To get back to my anarchist roots, the state has always functioned via the threat and/or use of violence. If you don’t pay your taxes for example, the state will authorize itself to take the money from you. If you refuse to give it, someone will show up at your door and attempt to jail you. If you refuse to go to jail, they will use some sort of violence to force you to jail. They will then use the threat of violence to keep you in jail until they deem you have suffered enough that you will give them your taxes in the future. Almost every state (I can’t think of any exceptions beyond possibly very small groups that are more communities than societies) has functioned in a similar manner, “Do what we say or sooner or later, we’ll physically force you to do what we say.”

What do you mean by this?

I mean, I agree we live in an imperfect world, but the fallen part puzzles me. Are you one who believes, possibly based on a fundamentalist religion, that the world was once better than it is, and has deteriorated? If so, please elaborate.

The world was created in an ideal state. A ball of elements being attracted to one another and forming a more elaborate system suffers no injustice, nor offers affront to other groupings of atoms. Over time, injustice came to exist. When and where this injustice began is a matter of some debate. Can single-celled organism be unjust? Is a lion that eats an impala morally corrupt? Who knows? Right now, most of us would say that injustice or evil exists in the world. A few hardcore physicalists might not, but they are an exception.
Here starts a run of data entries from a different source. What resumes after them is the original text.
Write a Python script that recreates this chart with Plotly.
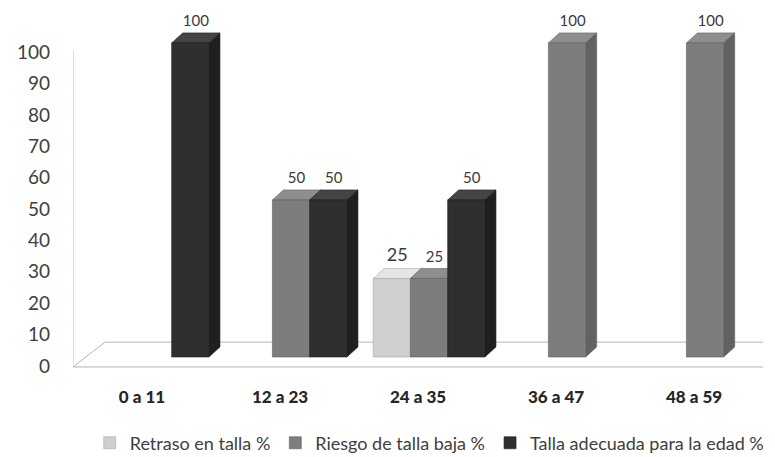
import plotly.graph_objects as go

# Datos
grupos = ["0 a 11", "12 a 23", "24 a 35", "36 a 47", "48 a 59"]
retraso = [0, 0, 25, 0, 0]
riesgo = [0, 50, 25, 100, 100]
adecuada = [100, 50, 50, 0, 0]
nombres = ["Retraso en talla %", "Riesgo de talla baja %", "Talla adecuada para la edad %"]

series = [retraso, riesgo, adecuada]
colores = ["#cfcfcf", "#7d7d7d", "#2f2f2f"]
colores_top = ["#e4e4e4", "#8e8e8e", "#444444"]
colores_lado = ["#a9a9a9", "#626262", "#1f1f1f"]
tam_texto = [18, 15, 15]

ancho = 0.27
dx, dy = 0.08, 3.2      # profundidad del efecto 3D (unidades de datos)
shift_x = 0.08          # barras desplazadas respecto a las etiquetas
y0_tick, y1_tick = -1.91, 113.4
y0_bar, y1_bar = -4.78, 110.5

fig = go.Figure()
shapes = []

# piso
shapes.append(dict(
    type="path", xref="x", yref="y", layer="below",
    path="M -0.5,-0.3 L -0.268,7.6 L 4.75,7.6 L 4.5,-0.3 Z",
    line=dict(color="#b5b5b5", width=1), fillcolor="rgba(255,255,255,0)"
))
shapes.append(dict(
    type="line", xref="x", yref="y", layer="below",
    x0=-0.5, x1=-0.5, y0=0.5, y1=100.5,
    line=dict(color="#b5b5b5", width=1)
))

for k, vals in enumerate(series):
    off = -1.5 * ancho + k * ancho
    fig.add_trace(go.Bar(
        x=list(range(len(grupos))), y=[v if v else None for v in vals], name=nombres[k],
        xaxis="x2", yaxis="y2",
        width=ancho, offset=off,
        marker=dict(color=colores[k], line=dict(color=colores_lado[k], width=0.6)),
        hoverinfo="skip"
    ))
    tx, ty, tt = [], [], []
    for i, v in enumerate(vals):
        if v == 0:
            continue
        xl = i + off
        xr = xl + ancho
        # cara superior
        shapes.append(dict(
            type="path", xref="x2", yref="y2", layer="below",
            path=f"M {xl},{v} L {xl+dx},{v+dy} L {xr+dx},{v+dy} L {xr},{v} Z",
            fillcolor=colores_top[k], line=dict(color=colores_lado[k], width=0.6)
        ))
        # cara lateral
        shapes.append(dict(
            type="path", xref="x2", yref="y2", layer="below",
            path=f"M {xr},0 L {xr+dx},{dy} L {xr+dx},{v+dy} L {xr},{v} Z",
            fillcolor=colores_lado[k], line=dict(color=colores_lado[k], width=0.6)
        ))
        tx.append(xl + ancho / 2 + dx / 2)
        ty.append(v + dy + 1)
        tt.append(str(v))
    fig.add_trace(go.Scatter(
        x=tx, y=ty, text=tt, mode="text", textposition="top center",
        xaxis="x2", yaxis="y2", showlegend=False, cliponaxis=False,
        textfont=dict(size=tam_texto[k], color="#3a3a3a", family="Lato"),
        hoverinfo="skip"
    ))

# el body de la página añade 8px de margen: figura de 767x449
fig.update_layout(
    width=767, height=449,
    margin=dict(l=65, r=12, t=2, b=85),
    paper_bgcolor="white", plot_bgcolor="rgba(0,0,0,0)",
    font=dict(family="Lato", color="#404040"),
    shapes=shapes,
    xaxis=dict(
        range=[-0.5, 4.5], tickvals=list(range(len(grupos))), ticktext=grupos,
        showgrid=False, zeroline=False, showline=False, automargin=False,
        tickfont=dict(size=17, color="#262626", family="Lato Black, Lato"),
        ticklabelstandoff=13
    ),
    yaxis=dict(
        range=[y0_tick, y1_tick], tickvals=list(range(0, 101, 10)),
        showgrid=False, zeroline=False, showline=False, automargin=False,
        tickfont=dict(size=19, color="#404040"),
        ticklabelstandoff=22
    ),
    xaxis2=dict(overlaying="x", range=[-0.5 - shift_x, 4.5 - shift_x], visible=False),
    yaxis2=dict(overlaying="y", range=[y0_bar, y1_bar], visible=False),
    legend=dict(
        orientation="h", x=0.517, xanchor="center", y=0.031, yanchor="middle",
        yref="container",
        font=dict(size=18, color="#404040"), itemwidth=30,
        traceorder="normal"
    ),
    showlegend=True
)

fig.write_html("out.html")
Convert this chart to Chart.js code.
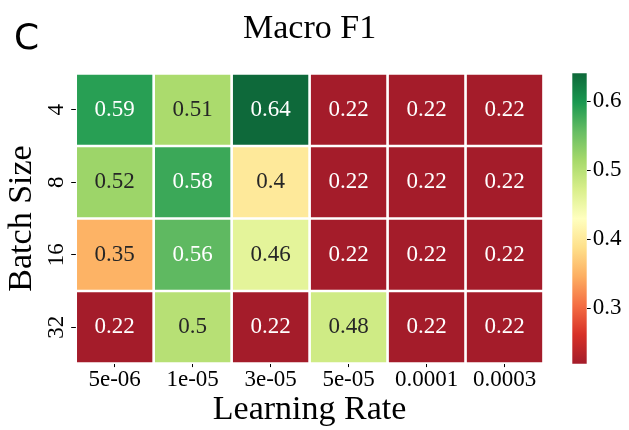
<!DOCTYPE html>
<html>
<head>
<meta charset="utf-8">
<script src="https://cdn.jsdelivr.net/npm/chart.js@4.4.0/dist/chart.umd.min.js"></script>
<style>
html,body{margin:0;padding:0;background:#fff;}
#wrap{position:relative;width:629px;height:430px;overflow:hidden;}
canvas{position:absolute;top:0;}
</style>
</head>
<body>
<div id="wrap">
<canvas id="main" width="629" height="430" style="left:0;width:629px;height:430px"></canvas>
<canvas id="cbar" width="69" height="430" style="left:560px;width:69px;height:430px"></canvas>
</div>
<script>
// ---- data ----
const learningRates = ['5e-06', '1e-05', '3e-05', '5e-05', '0.0001', '0.0003'];
const batchSizes = ['4', '8', '16', '32'];
const f1Batch4  = [0.59, 0.51, 0.64, 0.22, 0.22, 0.22];
const f1Batch8  = [0.52, 0.58, 0.40, 0.22, 0.22, 0.22];
const f1Batch16 = [0.35, 0.56, 0.46, 0.22, 0.22, 0.22];
const f1Batch32 = [0.22, 0.50, 0.22, 0.48, 0.22, 0.22];
const colorbarTicks = [0.3, 0.4, 0.5, 0.6];

const rows = [f1Batch4, f1Batch8, f1Batch16, f1Batch32];
const allVals = rows.flat();
const vmin = Math.min(...allVals);
const vmax = Math.max(...allVals);

// RdYlGn-like colormap control colours (ends tuned to the reference rendering)
const RdYlGn = [
  [164,28,42],[215,48,39],[244,109,67],[253,174,97],[254,224,139],
  [255,255,191],[217,239,139],[166,217,106],[102,189,99],[26,152,80],[14,105,58]
];
function cmapRGB(t) {
  t = Math.max(0, Math.min(1, t));
  const p = t * (RdYlGn.length - 1);
  const i = Math.min(Math.floor(p), RdYlGn.length - 2);
  const f = p - i;
  const a = RdYlGn[i], b = RdYlGn[i + 1];
  return [0,1,2].map(k => a[k] + (b[k] - a[k]) * f);
}
function rgbStr(c) { return 'rgb(' + c.map(Math.round).join(',') + ')'; }
function norm(v) { return (v - vmin) / (vmax - vmin); }
function luminance(c) {
  const lin = c.map(x => { x /= 255; return x <= 0.03928 ? x / 12.92 : Math.pow((x + 0.055) / 1.055, 2.4); });
  return 0.2126 * lin[0] + 0.7152 * lin[1] + 0.0722 * lin[2];
}

const SERIF = "'Liberation Serif', 'Times New Roman', serif";

const annotatePlugin = {
  id: 'annotate',
  afterDatasetsDraw(chart) {
    const ctx = chart.ctx;
    ctx.save();
    ctx.font = '23px ' + SERIF;
    ctx.textAlign = 'center';
    ctx.textBaseline = 'alphabetic';
    rows.forEach((row, i) => {
      const meta = chart.getDatasetMeta(i);
      meta.data.forEach((el, j) => {
        const p = el.getProps(['x', 'y', 'base'], true);
        const cy = (p.y + p.base) / 2;
        const col = cmapRGB(norm(row[j]));
        ctx.fillStyle = luminance(col) > 0.408 ? '#262626' : '#ffffff';
        ctx.fillText(String(row[j]), p.x, cy + 6);
      });
    });
    ctx.restore();
  },
  afterDraw(chart) {
    const ctx = chart.ctx;
    const ys = chart.scales.y;
    ctx.save();
    ctx.font = '23px ' + SERIF;
    ctx.fillStyle = '#000';
    ctx.textAlign = 'center';
    ctx.textBaseline = 'alphabetic';
    ys.ticks.forEach((t, i) => {
      const py = ys.getPixelForValue(t.value);
      ctx.save();
      ctx.translate(ys.right - 12.4, py);
      ctx.rotate(-Math.PI / 2);
      ctx.fillText(batchSizes[i], 0, 0);
      ctx.restore();
    });
    // panel letter
    ctx.font = "36px 'DejaVu Sans', sans-serif";
    ctx.textAlign = 'left';
    ctx.fillText('C', 14, 49);
    ctx.restore();
  }
};

new Chart(document.getElementById('main'), {
  type: 'bar',
  data: {
    labels: learningRates,
    datasets: rows.map((row, i) => ({
      label: batchSizes[i],
      data: row.map(() => [i, i + 1]),
      backgroundColor: row.map(v => rgbStr(cmapRGB(norm(v)))),
      borderColor: '#ffffff',
      borderWidth: 1.65,
      borderSkipped: false,
      grouped: false,
      barPercentage: 1,
      categoryPercentage: 1
    }))
  },
  options: {
    responsive: false,
    devicePixelRatio: 1,
    animation: false,
    layout: { padding: { top: 0, right: 85.5, bottom: 0, left: 0 } },
    plugins: {
      legend: { display: false },
      tooltip: { enabled: false },
      title: {
        display: true,
        text: 'Macro F1',
        color: '#000',
        fullSize: false,
        font: { family: SERIF, size: 34, weight: 'normal', lineHeight: 1.2 },
        padding: { top: 9.1, bottom: 23.5 }
      }
    },
    scales: {
      x: {
        type: 'category',
        offset: true,
        border: { display: false },
        grid: { offset: false, drawOnChartArea: false, tickLength: 3.5, color: '#000', lineWidth: 1 },
        ticks: { font: { family: SERIF, size: 23, lineHeight: 1 }, color: '#000', padding: 1, maxRotation: 0, minRotation: 0, autoSkip: false },
        title: { display: true, text: 'Learning Rate', color: '#000', font: { family: SERIF, size: 34, lineHeight: 1.2 }, padding: { top: 0, bottom: 0 } },
        afterFit(s) { s.height = 66.4; }
      },
      y: {
        type: 'linear',
        min: 0,
        max: 4,
        reverse: true,
        border: { display: false },
        afterBuildTicks(s) { s.ticks = batchSizes.map((b, i) => ({ value: i + 0.5 })); },
        grid: { drawOnChartArea: false, tickLength: 4.5, color: '#000', lineWidth: 1 },
        ticks: { display: false },
        title: { display: true, text: 'Batch Size', color: '#000', font: { family: SERIF, size: 34, lineHeight: 1.2 }, padding: { top: 1.5, bottom: 0 } },
        afterFit(s) { s.width = 75.7; }
      }
    }
  },
  plugins: [annotatePlugin]
});

new Chart(document.getElementById('cbar'), {
  type: 'bar',
  data: {
    labels: ['F1'],
    datasets: [{
      data: [[vmin, vmax]],
      borderWidth: 0,
      barPercentage: 1,
      categoryPercentage: 1,
      backgroundColor(context) {
        const chart = context.chart;
        if (!chart.chartArea) return 'rgba(0,0,0,0)';
        const ys = chart.scales.y;
        const g = chart.ctx.createLinearGradient(0, ys.getPixelForValue(vmin), 0, ys.getPixelForValue(vmax));
        RdYlGn.forEach((c, k) => g.addColorStop(k / (RdYlGn.length - 1), rgbStr(c)));
        return g;
      }
    }]
  },
  options: {
    responsive: false,
    devicePixelRatio: 1,
    animation: false,
    layout: { padding: { top: 73.35, right: 0, bottom: 66.3, left: 12.3 } },
    plugins: { legend: { display: false }, tooltip: { enabled: false } },
    scales: {
      x: { display: false },
      y: {
        type: 'linear',
        position: 'right',
        min: vmin,
        max: vmax,
        border: { display: false },
        afterBuildTicks(s) { s.ticks = colorbarTicks.map(v => ({ value: v })); },
        grid: { drawOnChartArea: false, tickLength: 4, color: '#000', lineWidth: 1 },
        ticks: { font: { family: SERIF, size: 23 }, color: '#000', padding: 2, callback: v => v.toFixed(1) },
        afterFit(s) { s.width = 42.3; }
      }
    }
  }
});
</script>
</body>
</html>
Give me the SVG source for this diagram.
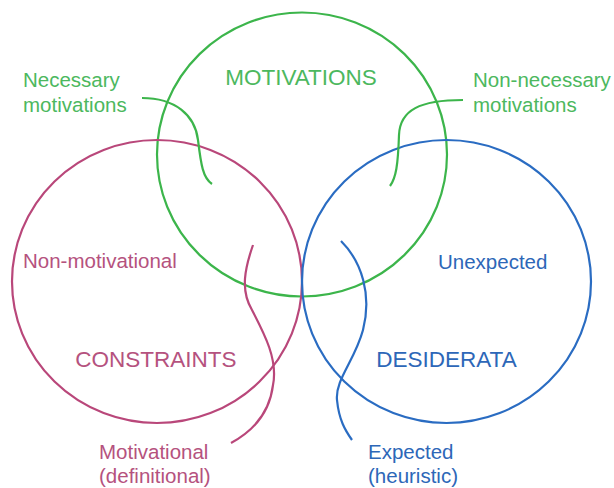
<svg xmlns="http://www.w3.org/2000/svg" width="614" height="488" viewBox="0 0 614 488">
<style>
.c{fill:none;stroke-width:2.2}
.g{stroke:#3cb54b}
.p{stroke:#b9477a}
.b{stroke:#2a6cc2}
text{font-family:"Liberation Sans",Arial,sans-serif;font-size:20.5px}
.tg{fill:#4cb85e}
.tp{fill:#b5527e}
.tb{fill:#2d67b8}
.big{font-size:22.5px}
</style>
<rect width="614" height="488" fill="#ffffff"/>
<g id="motivations">
<ellipse class="c g" cx="302" cy="154.5" rx="145" ry="142"/>
<text class="tg big" x="301" y="85" text-anchor="middle">MOTIVATIONS</text>
</g>
<g id="constraints">
<ellipse class="c p" cx="157" cy="281.5" rx="145" ry="141.5"/>
<text class="tp big" x="156" y="367" text-anchor="middle">CONSTRAINTS</text>
</g>
<g id="desiderata">
<ellipse class="c b" cx="446.5" cy="281.5" rx="144.5" ry="141.5"/>
<text class="tb big" x="446.5" y="367" text-anchor="middle">DESIDERATA</text>
</g>
<g id="necessary">
<text class="tg" x="23" y="87">Necessary</text>
<text class="tg" x="23" y="112">motivations</text>
</g>
<g id="non-necessary">
<text class="tg" x="473" y="87">Non-necessary</text>
<text class="tg" x="473" y="112">motivations</text>
</g>
<g id="non-motivational">
<text class="tp" x="23" y="268">Non-motivational</text>
</g>
<g id="motivational">
<text class="tp" x="99" y="459">Motivational</text>
<text class="tp" x="99" y="483">(definitional)</text>
</g>
<g id="unexpected">
<text class="tb" x="438" y="269">Unexpected</text>
</g>
<g id="expected">
<text class="tb" x="368" y="459">Expected</text>
<text class="tb" x="368" y="483">(heuristic)</text>
</g>
<g id="connectors">
<path class="c g" d="M142,98 C175,98 195,115 198,140 C201,165 203,178 212,184"/>
<path class="c g" d="M463,100 C420,100 400,110 399,135 C398,165 396,178 390,186"/>
<path class="c p" d="M253,245 C245,268 240,290 252,310 C265,335 278,360 273,385 C270,410 255,430 231,443"/>
<path class="c b" d="M341,241 C362,262 372,295 363,330 C355,360 335,380 337,400 C339,420 345,430 352,440"/>
</g>
</svg>
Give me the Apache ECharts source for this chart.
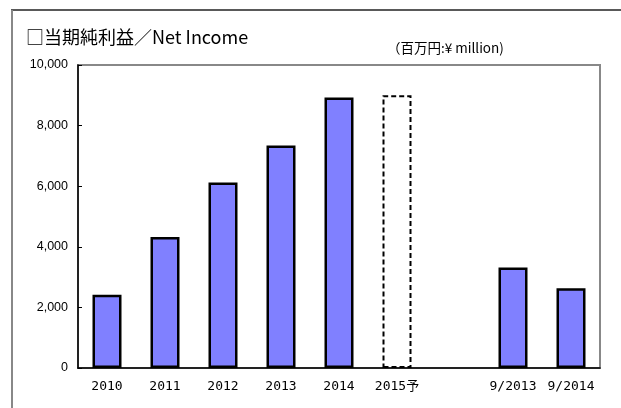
<!DOCTYPE html>
<html>
<head>
<meta charset="utf-8">
<script src="https://cdn.jsdelivr.net/npm/echarts@6/dist/echarts.min.js"></script>
<style>
  html, body { margin: 0; padding: 0; background: #fff; }
  #chart { width: 621px; height: 408px; }
</style>
</head>
<body>
<div id="chart"></div>
<script>
// 年度ラベル（空欄は区切り用）
var categories = ['2010', '2011', '2012', '2013', '2014', '2015予', '', '9/2013', '9/2014'];
// 当期純利益（百万円）
var netIncome = [2420, 4320, 6120, 7340, 8930, 9000, null, 3320, 2630];
// 予想値のインデックス
var forecastIndex = 5;
var yTicks = [0, 2000, 4000, 6000, 8000, 10000];

window.onload = function () {
    var myChart = echarts.init(document.getElementById('chart'));
    var font = '"Noto Sans CJK JP", "Noto Sans", sans-serif';

    var barData = netIncome.map(function (v, i) {
        if (i === forecastIndex) {
            return {
                value: v,
                itemStyle: { color: '#fff', borderColor: '#000', borderWidth: 2, borderType: [5, 3] }
            };
        }
        return v;
    });

    var option = {
        animation: false,
        textStyle: { fontFamily: font },
        graphic: [
            // 外枠
            { type: 'line', shape: { x1: 11, y1: 10, x2: 621, y2: 10 }, style: { stroke: '#222', lineWidth: 1.5 } },
            { type: 'line', shape: { x1: 12, y1: 10, x2: 12, y2: 408 }, style: { stroke: '#888', lineWidth: 2 } },
            {
                type: 'text', left: 26, top: 28,
                style: { text: '□当期純利益／Net Income', fill: '#000', font: '18px ' + font }
            },
            {
                type: 'text', left: 387, top: 41,
                style: { text: '（百万円:¥ million)', fill: '#000', font: '13.5px ' + font }
            }
        ],
        grid: {
            left: 78, right: 21, top: 65, bottom: 40,
            show: true, borderColor: '#888', borderWidth: 2, backgroundColor: '#fff'
        },
        xAxis: {
            type: 'category',
            data: categories,
            axisLine: { lineStyle: { color: '#000', width: 1.5 } },
            axisTick: { inside: true, length: 4, lineStyle: { color: '#000' } },
            axisLabel: {
                color: '#000', fontSize: 13, margin: 12, interval: 0,
                fontFamily: '"DejaVu Sans Mono", "Noto Sans CJK JP", monospace'
            }
        },
        yAxis: {
            type: 'value',
            min: yTicks[0],
            max: yTicks[yTicks.length - 1],
            interval: yTicks[1] - yTicks[0],
            axisLine: { show: true, lineStyle: { color: '#000', width: 1.5 } },
            axisTick: { show: true, inside: true, length: 4, lineStyle: { color: '#000' } },
            splitLine: { show: false },
            axisLabel: {
                color: '#000', fontSize: 12.5, margin: 10,
                fontFamily: '"Liberation Sans", Arial, sans-serif',
                formatter: function (v) { return v.toLocaleString('en-US'); }
            }
        },
        series: [
            {
                type: 'bar',
                data: barData,
                barWidth: '50%',
                itemStyle: { color: '#8080ff', borderColor: '#000', borderWidth: 2.5 }
            }
        ]
    };
    myChart.setOption(option);
};
</script>
</body>
</html>
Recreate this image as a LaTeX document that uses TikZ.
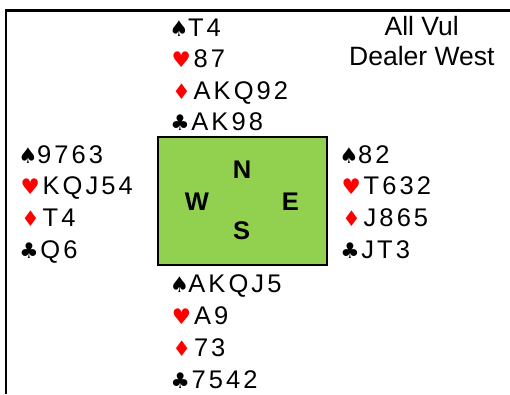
\documentclass[tikz,border=0pt]{standalone}
\usepackage{fontspec}
\setmainfont{Liberation Sans}
\newfontfamily\cardfont[LetterSpace=12]{Liberation Sans}
\newfontfamily\suitfont{DejaVu Sans}
\definecolor{suitred}{RGB}{255,0,0}
\definecolor{boxgreen}{RGB}{146,208,80}
\tikzset{
  cardtext/.style={anchor=base west, inner sep=0pt, font=\cardfont\fontsize{25.5}{28}\selectfont},
  suitsym/.style={anchor=base, inner sep=0pt, font=\suitfont\fontsize{21.5}{26}\selectfont},
  redsuit/.style={suitsym, text=suitred},
  compass/.style={anchor=base, inner sep=0pt, font=\bfseries\fontsize{25.5}{30}\selectfont},
  infolabel/.style={anchor=base, inner sep=0pt, font=\fontsize{26.5}{30}\selectfont},
  board/.style={draw=black, line width=2pt, fill=boxgreen, minimum width=169pt, minimum height=128pt, inner sep=0pt},
}
% #1 name, #2 x, #3 first baseline, #4 spacing, #5 S, #6 H, #7 D, #8 C
\newcommand\cardhand[8]{%
  \node[suitsym] (#1sS) at ({#2+7.4},{#3}) {♠};
  \node[cardtext] (#1tS) at ({#2+16.2},{#3}) {#5};
  \node[redsuit] (#1sH) at ({#2+9.5},{#3+#4}) {♥};
  \node[cardtext] (#1tH) at ({#2+21.8},{#3+#4}) {#6};
  \node[redsuit, xscale=0.95, transform shape] (#1sD) at ({#2+9.8},{#3+2*#4}) {♦};
  \node[cardtext] (#1tD) at ({#2+21.8},{#3+2*#4}) {#7};
  \node[suitsym] (#1sC) at ({#2+8.3},{#3+3*#4}) {♣};
  \node[cardtext] (#1tC) at ({#2+19.5},{#3+3*#4}) {#8};
}
\begin{document}
\begin{tikzpicture}[x=1pt,y=-1pt]
\useasboundingbox (0,0) rectangle (510,394);
\draw[line width=2.3pt] (6.2,394) -- (6.2,10.5) -- (510,10.5);
\node[board] (board) at (242,201.2) {};
\node[compass] (N) at (242,178.7) {N};
\node[compass] (W) at (197,210.3) {W};
\node[compass] (E) at (290.3,210.3) {E};
\node[compass] (S) at (241.7,239.5) {S};
\node[infolabel] (vul) at (421.7,35) {All Vul};
\node[infolabel] (dealer) at (421.8,65.7) {Dealer West};
\cardhand{north}{171.7}{36}{31.6}{T4}{87}{AKQ92}{AK98}
\cardhand{west}{20.7}{163}{31.8}{9763}{KQJ54}{T4}{Q6}
\cardhand{east}{341.7}{163}{31.8}{82}{T632}{J865}{JT3}
\cardhand{south}{172}{292.5}{32}{AKQJ5}{A9}{73}{7542}
\end{tikzpicture}
\end{document}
Most of us acknowledge that the world that we are in contains things that are not ‘good.’ A world of just elements wandering around and bumping into one another is likely a world that doesn’t have ‘good’ or ‘evil.’ It merely is. Thus, I think that it’s not a stretch to say that the world has ‘fallen.’ ‘Evil’ exists now and did not at some undefined earlier point. Enjoy the casuistry.

Your “ideal state” world never existed, and cannot exist. It was created through violence, explosions and destruction, followed by creation, followed by more destruction, then more creation.

But was it evil?

Define evil.

Do you have actual evidence for this belief, that it was created in an ideal state? Modern physics seems to posit a lot of chaos from the outset.

I’ll let you define it. I don’t want to set up a red line. Right now, I think there is evil in the world and other than a few hardcore physicalists, I think most of humanity agrees with me. Do you think that two atoms colliding, shedding protons and turning into other atoms is evil? I’m inclined to say no and again I think that the gallery would agree with me.

To drag you into Czarcasm’s objection, chaos is not inherently evil. A waterfall is chaotic, but it’s not evil. Some might even posit that a waterfall is beautiful and brings good into the world.

Moving the goal posts is one thing-refusing to plant them at all is quite another. You asked me if something was evil, so it is up to you to define the term you brought up…and let the gallery agree or disagree as they see fit.